De uma saúde férrea, gabado por rebentar com os guias durienses mesmo que os seus pés já chorassem sangue, o Pai - atirador exímio - deixou as perdizes muito cedo. Sem jamais explicar porquê, conquanto eu conheça o motivo, o seu sacrifício. Enfim, caçámos juntos uma vez apenas...

Já as nossas discussões ocorriam com frequência, versando sobretudo questões de gestão familiar. Porque no restante... o meu curriculo venatório, contas feitas, sequer se aproximava do do Pai. Que, na sua juventude, nem necessitava de cães, quando muito valiam-lhe os dos condutores das caçadas. Entretanto, vindo nós para a actualidade, sem perdigueiro a coisa mancava, já a quantidade não era a dos bons tempos.

(- Então quantas não matou? - perguntava no gozo o Pai, na minha volta de cada fim de semana...)

Tornei-me criador de perdigueiros nacionais, aprendi a treiná-los, tive-os de primeira água. Com o Pai sempre a deitar abaixo, a menosprezá-los, descobrindo-lhes defeitos.

Um dia, o Pai, já muito velhinho e doente, deixou-nos, foi descansar desta vida.

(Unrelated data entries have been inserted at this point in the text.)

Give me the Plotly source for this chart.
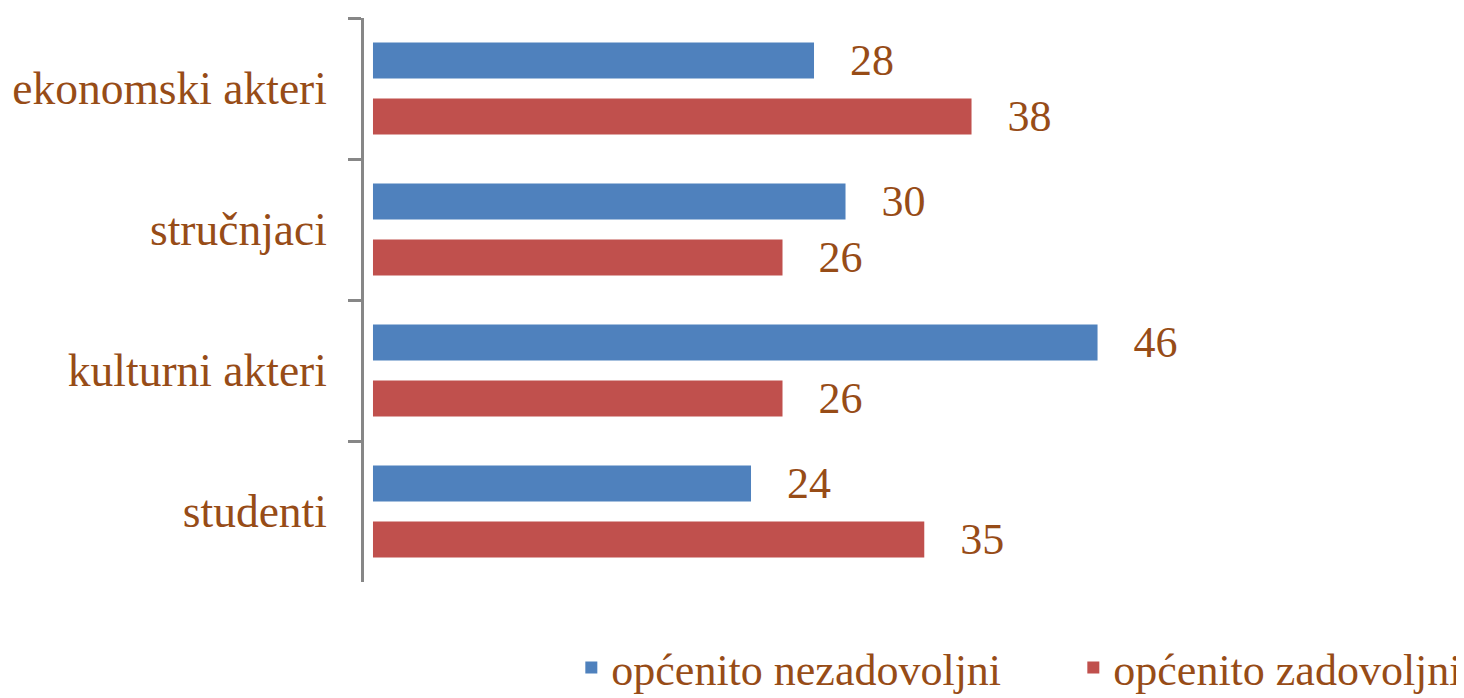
import plotly.graph_objects as go

categories = ["ekonomski akteri", "stručnjaci", "kulturni akteri", "studenti"]
nezadovoljni = [28, 30, 46, 24]
zadovoljni = [38, 26, 26, 35]
series_names = ["općenito nezadovoljni", "općenito zadovoljni"]

TEXT = "#974C17"
FONT = "Liberation Serif"
BLUE = "#4F81BD"
RED = "#C0504D"
GREY = "#878787"

fig = go.Figure()
for name, vals, col in [(series_names[0], nezadovoljni, BLUE), (series_names[1], zadovoljni, RED)]:
    fig.add_trace(go.Bar(
        y=categories, x=vals, name=name, orientation="h",
        marker=dict(color=col, line=dict(width=0)),
        text=vals, texttemplate="\u00a0\u00a0\u00a0%{x}",
        textposition="outside", constraintext="none", cliponaxis=False,
        textfont=dict(family=FONT, size=44, color=TEXT),
    ))

fig.update_layout(
    width=1456, height=690,
    margin=dict(l=356, r=36, t=10, b=116),
    paper_bgcolor="white", plot_bgcolor="white",
    barmode="group", bargap=0.206, bargroupgap=0.357,
    font=dict(family=FONT, size=44, color=TEXT),
    showlegend=True,
    legend=dict(orientation="h", xref="container", yref="container",
                x=0.3869, xanchor="left", y=0.0435, yanchor="middle",
                font=dict(family=FONT, size=44, color=TEXT),
                entrywidth=457, traceorder="normal"),
)
fig.update_xaxes(range=[-0.57, 66.98], visible=False, showgrid=False, zeroline=False,
                 automargin=False)
fig.update_yaxes(autorange="reversed", showline=True, linecolor=GREY, linewidth=3,
                 ticks="outside", ticklen=13, tickwidth=3, tickcolor=GREY,
                 tickson="boundaries", showgrid=False, ticklabelstandoff=25,
                 automargin=False,
                 tickfont=dict(family=FONT, size=45.5, color=TEXT))

fig.write_html("out.html")
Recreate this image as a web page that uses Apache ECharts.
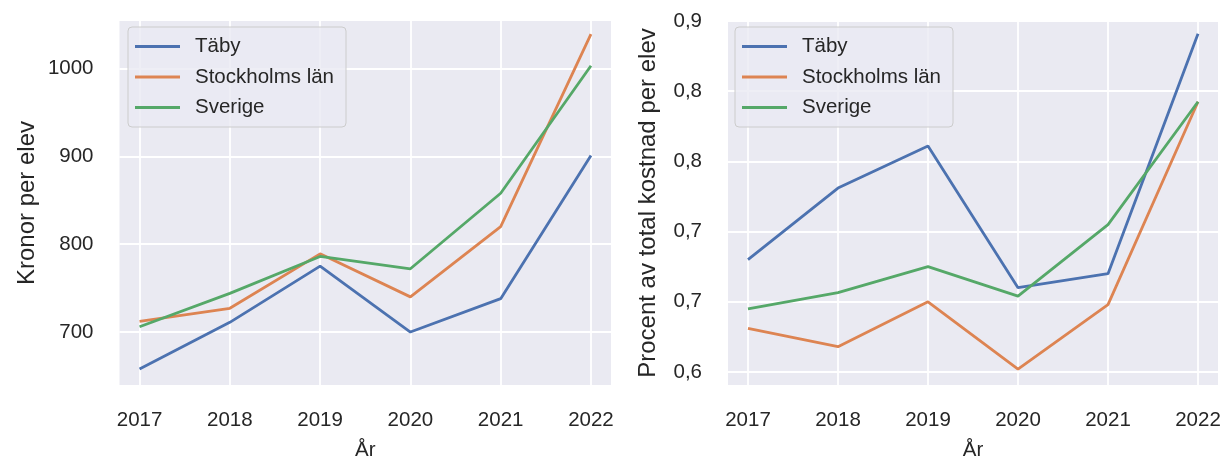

Ao lado da Mãe, então me compenetrei do embuçado gosto do Pai pelos meus cães e pelas minhas andanças no Alentejo, entre perdizes, lebres e javalis. Ou pelas poucas galinholas saídas a tiro e tombadas. E pela minha escrita, "arte" vinda de trás que o Pai não praticara. Não, o Pai orgulhava-se deste seu filho.

Nada foi tardio, pois. Tudo aconteceu no momento oportuno. Mas, para não esquecer os imediatismos, aludo a duas ou três vezes em que o Pai chorou no meu ombro... Era, e é, a minha referência, o Pai. Como ele, o Pai, bem sabe e eternamente se lembrará.